Monday, January 12, 2015

The Jewish Part of the Charlie Equation

This week’s attacks on a French satirical journal that often published cartoons demeaning Islam, and on a large Kosher supermarket that replaced the mom and pop delicatessens of the formerly poor Jewish quarter, illustrate more vividly than any analysis what is happening in France.  France has both the largest Muslim population in Europe and the largest Jewish population. Jews and Muslims constitute France’s two prominent minorities, but there are almost eight times as many Muslims as Jews. 

France had a centuries-long history of anti-Semitism before it developed a Muslim problem.  Jews were emancipated in France in 1791 on the heels of the French Revolution, but in the rest of Europe, it was a gradual process. In Germany, they were not given equal rights until 1871, and at the time when these rights were cancelled by Hitler, after a short-lived socialist government in the latter 1930’s, France had a right-wing government that supported him. After Hitler invaded France in 1940, it created a collaborationist government that carried out the Reich’s orders.  

The most infamous of those orders was the deportation of about seventy-six thousand Jews, about a fifth of the community, to concentration camps, where most of them died.  The post-war population was boosted after the war by the arrival of  Jews from North Africa, as liberation movements swept the French colonies, and currently, the Jewish community in France is estimated at about 600,000, concentrated mainly in Paris, Marseille, Strasbourg, Lyon, and Toulouse. Muslim anti-Semitism surged worldwide following the founding of Israel and Israel's military victories against Arab armies, and this was perhaps particularly true in France.
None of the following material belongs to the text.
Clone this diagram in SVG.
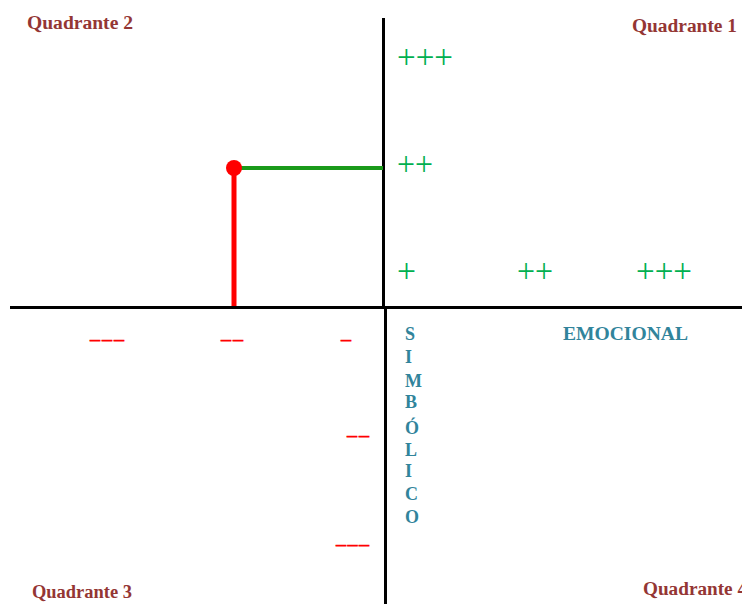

While Europe’s Jews suffered deportation, torture and death at the hands of the Nazis, it is fair to say that on the whole they rebounded with great success.The French Jewish community, the largest in Europe, has become increasingly influential since the end of the war. The Jewish tradition of learning led to many Jews graduating from France’s prestigious universities in both the sciences and the humanities, entering the cultural and political establishment in numbers far out of proportion to their percentage of the population. The CRIF, representative council of Jewish institutions in France, is a powerful organization, akin to AIPAC. Two Jewish philosophers, in particular have long been household names in France: Bernard-Henri Levy and Alain Finkelkraut have been prominent media figures for decades, constantly beating a pro-Israel and anti Muslim drum. 

France’s Muslims are the descendants of populations who were colonized for over a century, some, like the Algerians, had to fight long and bloody wars to achieve independence. Many North Africans fought alongside the French in both World Wars. Promises were made, but not, or poorly kept, and it is only now, after several generations, that French Muslims are beginning to enter the mainstream.

Different from, but just as reprehensible as the intellectual assault on Muslims, is that of the National Front Party, founded in 1972 by Jean-Marie Le Pen, a former Legionnaire who, having at Dien Bien Phu in 1954 became a permanent fixture on the French political scene two years later.  According to Wikipedia, the party “rejects both the French revolution and its legacy”. Le Pen’s daughter Martine, took over the party in 2011 and has been highly successful at modernizing it, coming in in third place in the 2012 presidential election, and rapidly becoming a prominent member of the right-wing caucus in the European Parliament.  Although she promises to pull France out of NATO, opposes same-sex marriage and vows to drastically reduce immigration, in a September 2013 poll she was the top choice for president in 2017.

Under Jean-Marie Le Pen, the National Front was openly anti-Semitic as well as anti-Muslim. Under his daughter, it is merely anti-Muslim. Very differently from their Semitic cousins, the Arabs were colonized for more than a century and are still today largely among Europe’s disadvantaged.  Even in its new, more respectable form, given the historical volatility of French politics, the National Front continues to contribute to the polarized situation, a situation which, and in the past year, has resulted in increasing numbers of French Jews enquiring about immigrating to Israel, according to Natan Sharansky http://www.jpost.com/Israel-News/Sharansky-to-Post-50000-French-Jews-inquired-about-aliya-in-2014-386782.

According to France 24, a million people are expected to participate in a march tomorrow afternoon in Paris, including Israeli Prime Minister Benjamin Netanyahu, Palestinian President Mahmoud Abbas and the King and Queen of Jordan, among others. The leaders of Europe will also be there, and the discussions among and between these different sets of leaders will  influence a major policy area for years to come. The Schengen Agreement of the European Union guarantees free travel for its citizens between the 27 member states. Illegal immigrants fleeing war-torn countries acquire refugee status in those bordering the Mediterranean, and proceed from there to all parts of the peninsula, including Germany, France and Great Britain. Most are Muslims. The population of the European Union is 500 million, that of Middle East is about equivalent, and Africa shelters 1.1 billion people.

Europe’s number one problem is supposedly the Euro, but money problems go up and down. What can only increase is the presence among mainly white, relatively affluent Judeo-Christian populations, of poor brown and black populations, most of whom are Muslims. And cartoons are at best a way of hiding Europe’s collective head in the sand.